Builders of the American republic in the decades either side of 1800 grasped and employed new philosophical and ideological tools for its construction.  The revolutionary idea of inherent political equality—“all men are created equal” with “inalienable rights”—however limited its reality then seems looking back from now, was the Next Big Thing of the day. Also critical were economic analyses originating with Adam Smith and his British colleagues. “Free market” arguments asserted that self-interested actors uncontrolled by authorities combine to create the greatest good for the greatest number.

John Lauritz Larson, in a recent presidential address to the Society for Historians of the Early American Republic, notes a couple of important similarities between the political theories and the economic theories of America’s revolutionary era. Both sets of ideas demanded that the king’s government get off people’s backs, especially by stopping its interference in commerce. And both sets of ideas asserted, based 18th-century “scientific” analysis, that state rule distorted the God- or Providence- or Nature-given order of things. Men, advocates argued, were naturally equal and self-governing; similarly, markets were naturally productive and self-governing.

Larson goes on to make the point that there was nothing natural about the ascendency of the naturalistic argument for the laissez-faire philosophy. But we live with its seeming naturalness to this day.

Birth of a System

Larson contends that Adam Smith’s “new framework resonated as a scientific discourse alongside . . . the new sciences of nature that lately had been exposing immutable ‘laws’ . . . [explaining the] physical world. In each realm—economy, politics, and the natural world—scientific reasoning promised to disable the tyranny of ancient prerogatives, superstitions, illegitimate customs, and fantastical explanations.” In the economic realm, this new science stated “that restrictions and regulations on the exchange of goods or specie were misguided and futile . . . .” and that “in the end, the private individual—Smith’s primary actor—facilitates the greater good simply by following his self-centered impulses.” The Smithian analysis challenged governmental intervention in and controls on trade, money, and industry, and governmental favoring of some enterprises over others.

Smith’s work suited the American revolutionaries well, Larson writes, because they were claiming, not that the monarchy was injuring their private interests, but that it was trampling on natural political laws and natural human reason. Such Smithian ideas thrived long beyond the Revolution. Their interpreters, Larson shows, asserted that they were simply reporting facts of nature revealed by science.

Smithian ideas about natural political laws and natural human reason thrived long beyond the Revolution.

Many early Americans resisted such claims. Hamilton and the Federalists’ projects for national improvement—roads, canals, and such—entailed unnatural state intervention, albeit on behalf of industry. More profoundly, defenders of traditional, colonial-era prerogatives such as local price and wage controls, the priority of hunting and fishing rights over private property, and claims for charity by the dispossessed, fought this new worldview. For the most part, they lost. (See this earlier post.) Ironically, the free market ideology succeeded much better here than in its European home.
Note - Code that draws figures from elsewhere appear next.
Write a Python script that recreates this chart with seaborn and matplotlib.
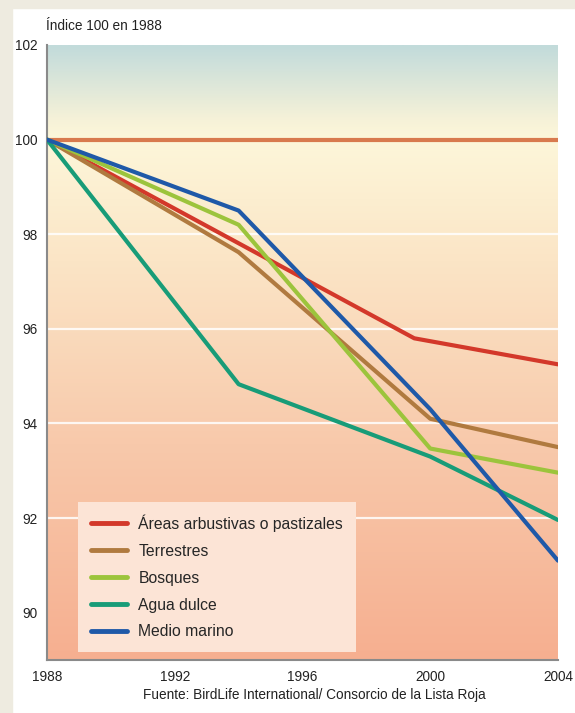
import numpy as np
import pandas as pd
import matplotlib
matplotlib.use("Agg")
import matplotlib.pyplot as plt
from matplotlib.colors import LinearSegmentedColormap
import seaborn as sns

# Bird population index by habitat (1988 = 100)
series_names = ["Áreas arbustivas o pastizales", "Terrestres", "Bosques",
                "Agua dulce", "Medio marino"]
years_arbustivas = [1988, 1999.5, 2004]
vals_arbustivas = [100, 95.8, 95.25]
years_terrestres = [1988, 1994, 2000, 2004]
vals_terrestres = [100, 97.62, 94.1, 93.5]
years_bosques = [1988, 1994, 2000, 2004]
vals_bosques = [100, 98.2, 93.47, 92.96]
years_agua = [1988, 1994, 2000, 2004]
vals_agua = [100, 94.83, 93.3, 91.96]
years_marino = [1988, 1994, 2000, 2004]
vals_marino = [100, 98.5, 94.3, 91.1]
colors = ["#d3382a", "#b07a3f", "#9cc43c", "#189c78", "#1f59a8"]

x_ticks = [1988, 1992, 1996, 2000, 2004]
y_ticks = [90, 92, 94, 96, 98, 100, 102]

frames = []
for name, ys, vs in zip(series_names,
                        [years_arbustivas, years_terrestres, years_bosques, years_agua, years_marino],
                        [vals_arbustivas, vals_terrestres, vals_bosques, vals_agua, vals_marino]):
    frames.append(pd.DataFrame({"year": ys, "value": vs, "serie": name}))
df = pd.concat(frames, ignore_index=True)

sns.set_style("white")
plt.rcParams["font.family"] = ["Liberation Sans", "DejaVu Sans"]

fig = plt.figure(figsize=(5.75, 7.13), dpi=100)
fig.patch.set_facecolor("white")
# beige frame on the left and top
fig.patches.append(plt.Rectangle((0, 0), 12 / 575, 1, transform=fig.transFigure,
                                 color="#eeebe0", zorder=0))
fig.patches.append(plt.Rectangle((0, 1 - 8 / 713), 1, 8 / 713, transform=fig.transFigure,
                                 color="#eeebe0", zorder=0))

ax = fig.add_axes([47 / 575, 53 / 713, 511 / 575, 615 / 713])
ax.set_xlim(1988, 2004)
ax.set_ylim(89, 102)

# vertical background gradient
cmap = LinearSegmentedColormap.from_list(
    "bg", [(0.0, "#f6af90"), (0.35, "#f8c9ab"), (0.65, "#fbe5c6"),
           (0.85, "#fdf7da"), (0.88, "#f6f2d8"), (1.0, "#c2dbdb")])
grad = np.linspace(0, 1, 256).reshape(-1, 1)
ax.imshow(grad, aspect="auto", cmap=cmap, origin="lower",
          extent=[1988, 2004, 89, 102], zorder=0)

for yv in [92, 94, 96, 98]:
    ax.axhline(yv, color="white", lw=1.6, alpha=0.85, zorder=1)
ax.axhline(100, color="#d87a4e", lw=3.0, zorder=2)

sns.lineplot(data=df, x="year", y="value", hue="serie", palette=colors,
             hue_order=series_names, linewidth=3.0, ax=ax, sort=False,
             estimator=None, zorder=3)

ax.set_xticks(x_ticks)
ax.set_yticks(y_ticks)
ax.set_xlabel("")
ax.set_ylabel("")
ax.tick_params(axis="both", labelsize=9.8, colors="#222222", length=3,
               width=1, direction="out", pad=4)
ax.tick_params(axis="both", color="#888888")
for side in ["top", "right"]:
    ax.spines[side].set_visible(False)
for side in ["left", "bottom"]:
    ax.spines[side].set_color("#8a8a8a")
    ax.spines[side].set_linewidth(1.5)

leg = ax.legend(loc="lower left", bbox_to_anchor=(31 / 511, 8 / 615),
                frameon=True, fontsize=11.3, handlelength=2.3, handletextpad=0.75,
                labelspacing=0.76, borderpad=0.8, borderaxespad=0)
frame = leg.get_frame()
frame.set_facecolor("#fce4d6")
frame.set_edgecolor("none")
frame.set_alpha(1)
frame.set_boxstyle("square", pad=0)
for line in leg.get_lines():
    line.set_linewidth(3.5)
leg.set_zorder(5)

fig.text(46 / 575, 1 - 26 / 713, "Índice 100 en 1988", fontsize=9.8, color="#222222",
         ha="left", va="center")
fig.text(314 / 575, 1 - 695 / 713, "Fuente: BirdLife International/ Consorcio de la Lista Roja",
         fontsize=9.8, color="#222222", ha="center", va="center")

fig.savefig("out.png", dpi=100)
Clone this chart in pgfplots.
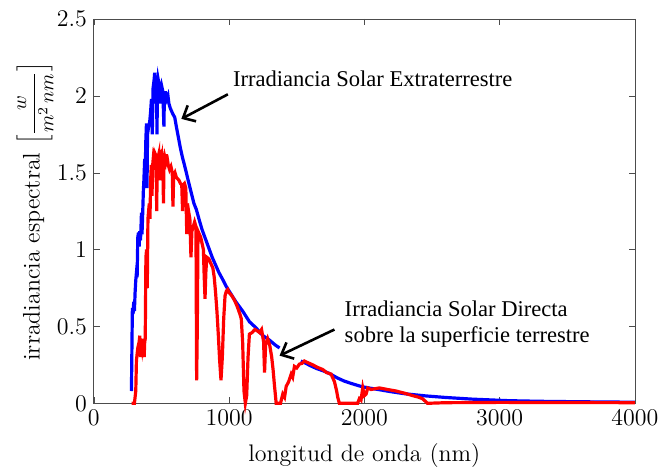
\documentclass[border=0pt]{standalone}
\usepackage{fontspec}
\newfontfamily\timesfont{Liberation Serif}
\usepackage{pgfplots}
\pgfplotsset{compat=1.18}
\usetikzlibrary{arrows.meta}

\begin{document}
\begin{tikzpicture}
\begin{axis}[
  scale only axis,
  width=271pt, height=192.5pt,
  xmin=0, xmax=4000, ymin=0, ymax=2.5,
  xtick={0,1000,2000,3000,4000},
  ytick={0,0.5,1,1.5,2,2.5},
  scaled x ticks=false,
  /pgf/number format/1000 sep={},
  tick align=inside,
  major tick length=3pt,
  axis line style={black!70},
  tick style={black!70},
  ticklabel style={font=\large},
  label style={font=\large},
  xlabel={longitud de onda (nm)},
  xlabel style={yshift=-2pt},
  ylabel={irradiancia espectral {\normalsize$\left[\displaystyle\frac{w}{m^2\,nm}\right]$}},
  ylabel style={at={(axis description cs:0,0.5)}, anchor=center, yshift=29.5pt},
  unbounded coords=jump,
  clip=false,
]
% extraterrestre
\addplot[blue, line width=1.6pt] coordinates {
(278,0.08) (282,0.40) (285,0.62) (290,0.58) (295,0.66) (300,0.60) (305,0.72)
(310,0.80) (315,0.85) (320,0.82) (325,1.08) (330,1.11) (335,1.02) (340,1.12)
(345,1.06) (350,1.18) (352,1.24) (356,1.10) (360,1.20) (366,1.38) (370,1.45)
(376,1.59) (380,1.50) (384,1.70) (389,1.82) (393,1.40) (397,1.75) (405,1.80)
(413,1.83) (420,1.90) (426,1.98) (432,1.75) (438,2.05) (445,2.10) (450,2.15)
(456,2.05) (463,2.09) (467,1.75) (470,2.05) (475,2.11) (485,2.06) (490,1.95)
(495,2.05) (500,2.07) (510,2.03) (518,1.80) (522,2.02) (530,2.02) (540,1.98)
(548,2.00) (555,1.95) (565,1.92) (575,1.90) (585,1.88) (598,1.86) (610,1.80)
(625,1.73) (640,1.66) (655,1.60) (670,1.55) (684,1.50) (700,1.44) (720,1.37)
(740,1.30) (758,1.26) (780,1.19) (800,1.13) (825,1.07) (850,1.01) (875,0.95)
(900,0.90) (925,0.85) (950,0.81) (979,0.76) (1000,0.73) (1050,0.66)
(1100,0.60) (1151,0.53) (1200,0.49) (1250,0.44) (1300,0.41) (1340,0.38)
(1373,0.36) (1450,nan) (1530,0.275) (1557,0.265) (1600,0.245) (1650,0.225)
(1700,0.21) (1750,0.19) (1800,0.165) (1850,0.145) (1900,0.13) (1963,0.113)
(2000,0.105) (2100,0.09) (2200,0.075) (2300,0.062) (2455,0.048)
(2600,0.038) (2800,0.027) (3070,0.017) (3300,0.013) (3600,0.010)
(4000,0.007)
};
% directa
\addplot[red, line width=1.6pt] coordinates {
(280,0) (300,0) (310,0.08) (315,0.28) (325,0.36) (335,0.40) (340,0.44)
(345,0.30) (350,0.42) (358,0.36) (366,0.42) (372,0.30) (376,0.40) (380,0.42)
(385,0.95) (390,1.00) (395,0.75) (400,1.20) (405,1.25) (410,1.30) (415,1.20)
(420,1.45) (425,1.55) (430,1.35) (435,1.55) (440,1.60) (445,1.58) (450,1.63)
(455,1.62) (460,1.58) (465,1.25) (468,1.55) (475,1.60) (480,1.62) (485,1.45)
(490,1.58) (495,1.60) (500,1.57) (505,1.60) (510,1.55) (515,1.30) (518,1.55)
(525,1.60) (530,1.58) (535,1.62) (540,1.57) (545,1.58) (550,1.55) (560,1.52)
(570,1.54) (580,1.50) (585,1.28) (590,1.48) (600,1.50) (610,1.47) (620,1.46)
(630,1.45) (640,1.43) (650,1.42) (656,1.25) (660,1.42) (670,1.43) (680,1.40)
(687,1.10) (692,1.30) (700,1.25) (710,1.20) (718,0.95) (725,1.12) (735,1.15)
(745,1.18) (755,1.15) (760,0.15) (765,0.50) (770,1.12) (780,1.10) (790,1.08)
(800,1.04) (810,1.00) (815,0.85) (822,0.68) (828,0.85) (835,0.95) (850,0.94)
(860,0.92) (870,0.90) (880,0.88) (890,0.82) (900,0.72) (910,0.60) (920,0.45)
(930,0.28) (940,0.15) (950,0.30) (960,0.55) (970,0.70) (980,0.73) (990,0.74)
(1000,0.72) (1020,0.70) (1040,0.67) (1060,0.63) (1080,0.58) (1090,0.55)
(1100,0.40) (1110,0.08) (1120,0) (1130,0.05) (1140,0.30) (1150,0.45)
(1170,0.46) (1190,0.48) (1210,0.47) (1225,0.46) (1240,0.48) (1255,0.40)
(1262,0.20) (1270,0.38) (1285,0.42) (1300,0.38) (1315,0.30) (1325,0.22)
(1335,0.12) (1348,0) (1380,0) (1397,0.06) (1410,0.04) (1422,0.11)
(1440,0.14) (1459,0.19) (1470,0.17) (1483,0.24) (1500,0.23) (1520,0.255)
(1540,0.26) (1557,0.275) (1580,0.265) (1619,0.25) (1650,0.235) (1692,0.22)
(1720,0.20) (1754,0.19) (1779,0.14) (1795,0.08) (1803,0.04) (1815,0)
(1950,0) (1963,0.03) (1975,0.02) (1988,0.10) (2000,0.05) (2013,0.06)
(2025,0.10) (2049,0.09) (2080,0.095) (2111,0.10) (2170,0.09) (2234,0.08)
(2300,0.065) (2357,0.05) (2400,0.04) (2430,0.03) (2467,0) (2600,0.004)
(3000,0.006) (3500,0.005) (4000,0.004)
};
\node[anchor=west, inner sep=0pt, font=\timesfont\fontsize{11.3}{13.5}\selectfont]
  at (axis cs:1026,2.11) {Irradiancia Solar Extraterrestre};
\node[anchor=west, inner sep=0pt, align=left, font=\timesfont\fontsize{11.3}{13}\selectfont]
  at (axis cs:1852,0.515) {Irradiancia Solar Directa\\sobre la superficie terrestre};
\draw[line width=1.3pt, -{Straight Barb[length=5pt,width=9pt]}]
  (axis cs:991,2.01) -- (axis cs:647,1.85);
\draw[line width=1.3pt, -{Straight Barb[length=5pt,width=9pt]}]
  (axis cs:1779,0.48) -- (axis cs:1373,0.31);
\end{axis}
\path (current axis.south west) ++(-47pt,-33pt) rectangle ++(332.5pt,235pt);
\end{tikzpicture}
\end{document}
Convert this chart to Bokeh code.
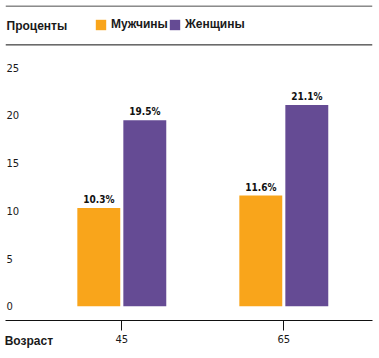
from bokeh.plotting import figure
from bokeh.models import (Range1d, FixedTicker, Label, Span, Legend, LegendItem,
                          ColumnDataSource)
from bokeh.transform import dodge
from bokeh.core.properties import value
from bokeh.embed import file_html
from bokeh.resources import INLINE

# ---- data ----
ages = [45, 65]
men = [10.3, 11.6]
women = [19.5, 21.1]
y_ticks = [0, 5, 10, 15, 20, 25]
series_names = ["Мужчины", "Женщины"]
header_text = "Проценты"
x_title = "Возраст"

ORANGE = "#F9A51B"
PURPLE = "#654B94"

W, H = 375, 350
LEFT, RIGHT, TOP, BOTTOM = 5, 3, 5, 29
FH = H - TOP - BOTTOM          # frame height
PPU = 9.57                     # px per percent
PPX = 8.1                      # px per year
y1 = (306.7 - TOP) / PPU
y0 = y1 - FH / PPU
x0 = 45 - (121.3 - LEFT) / PPX
x1 = x0 + (W - LEFT - RIGHT) / PPX


def y_at(py):
    return y1 - (py - TOP) / PPU


def x_at(px):
    return x0 + (px - LEFT) / PPX


p = figure(width=W, height=H, output_backend="svg", toolbar_location=None,
           x_range=Range1d(x0, x1), y_range=Range1d(y0, y1),
           min_border_left=LEFT, min_border_right=RIGHT, min_border_top=TOP,
           min_border_bottom=BOTTOM, y_axis_location=None)
p.outline_line_color = None
p.grid.visible = False
p.background_fill_color = "white"
p.border_fill_color = "white"

src = ColumnDataSource(dict(
    age=ages, men=men, women=women,
    men_lbl=[f"{v}%" for v in men],
    women_lbl=[f"{v}%" for v in women],
))

off, bw = 2.84, 5.3
r_men = p.vbar(x=dodge("age", -off), top="men", bottom=0, width=bw, source=src,
               fill_color=ORANGE, line_color=None)
r_women = p.vbar(x=dodge("age", off), top="women", bottom=0, width=bw, source=src,
                 fill_color=PURPLE, line_color=None)

lbl_font = value("DejaVu Sans Condensed")
for col, o in (("men", -off), ("women", off)):
    p.text(x=dodge("age", o), y=col, text=col + "_lbl", source=src,
           text_align="center", text_baseline="bottom", y_offset=-3,
           text_font=lbl_font, text_font_style="bold", text_font_size="10px",
           text_color="#111111")

# x axis
ax = p.xaxis[0]
ax.ticker = FixedTicker(ticks=ages)
ax.axis_line_color = "#111111"
ax.axis_line_width = 1
ax.major_tick_line_color = "#111111"
ax.major_tick_out = 10
ax.major_tick_in = 0
ax.minor_tick_line_color = None
ax.major_label_standoff = 4
ax.major_label_text_font = "DejaVu Sans"
ax.major_label_text_font_size = "10px"
ax.major_label_text_color = "#1a1a1a"
# the axis title is centred on the frame start; pad it so it reads left-aligned
ax.axis_label = "\u00a0" * 14 + x_title
ax.axis_label_align = "start"
ax.axis_label_standoff = -12
ax.axis_label_text_font = "Liberation Sans"
ax.axis_label_text_font_style = "bold"
ax.axis_label_text_font_size = "12px"
ax.axis_label_text_color = "#1a1a1a"

# y tick labels (left aligned)
for t in y_ticks:
    p.add_layout(Label(x=x_at(6), y=t, text=str(t),
                       text_align="left", text_baseline="middle",
                       text_font="DejaVu Sans", text_font_size="10px",
                       text_color="#1a1a1a"))

# header lines
p.add_layout(Span(location=y_at(5.5), dimension="width", line_color="#111111",
                  line_width=1))
p.add_layout(Span(location=y_at(44.5), dimension="width", line_color="#111111",
                  line_width=1))

p.add_layout(Label(x=x_at(6), y=y_at(26), text=header_text,
                   text_align="left", text_baseline="middle",
                   text_font="Liberation Sans", text_font_style="bold",
                   text_font_size="12px", text_color="#1a1a1a"))

legend = Legend(items=[LegendItem(label=series_names[0], renderers=[r_men]),
                       LegendItem(label=series_names[1], renderers=[r_women])],
                orientation="horizontal", location=(94 - LEFT, (H - BOTTOM) - 32),
                glyph_width=13, glyph_height=13, label_height=13,
                label_standoff=4, spacing=0, padding=0, margin=0,
                border_line_color=None, background_fill_alpha=0,
                label_text_font="Liberation Sans", label_text_font_style="bold",
                label_text_font_size="12px", label_text_color="#1a1a1a")
p.add_layout(legend)

open("out.html", "w").write(file_html(p, INLINE))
In the antebellum era, the promise of the Smithian model that workers’ wages would rise and the dictum that free trade lifted all boats fell short. Instead, poverty and inequality rose. Americans’ heights actually shrunk even as their markets grew. The ideological response to this disappointment, Larson argues, was to increasingly explain poverty as a moral failure of the poor, not as a failure of the ideas. He then describes the final ideological step of that era: Although an historical and theological contradiction, some religious leaders blessed Smithian science. “‘Conditions of being’ [i.e., scientific laws] laid down ‘by our Creator’” dictated that people should get nothing unless they have earned it. Thus, most of those who had nothing deserved nothing because of their vice and sloth, not because of the market.

Later

How could these intellectual musings make any difference to average early-Republic Americans, most of whom were hard-scrabble farmers, farm wives, and farm hands?

Free market ideology spread out from the intellectual centers over the years. Its views fit well with Americans’ Jeffersonian emphasis on egalitarian self-reliance and with their hostility to government. And it fit well with the widespread ownership of property (mainly farms) among white men. The combination of egalitarianism, anti-statism, and small property-holding fueled, for example, Jacksonian-era resistance to a national bank. At least as important, politicians and judges built the emerging economic system, along with its underlying assumptions about the free market’s natural lawfulness, into American law. Businesses and, notably, autonomous corporations gained more freedom of action over the nineteenth century. Courts banned efforts to constrain those actions (as in worker-protection laws, described by critics as violations of free actors’ right to contract), long before the “law and economics” philosophy, so influential today, explicitly emerged in the courts.

The conquest of the Smithian model was not smooth and complete. For example, the Lincoln administration introduced many Hamiltonian government policies, the two Roosevelt administrations created huge programs by which the government steers the economy and oversees business, and the Nixon administration introduced environmental regulations. But at the foundation of the American political economy even today, Larson suggests, are institutions built with ideas from the Smithian analysis of human nature.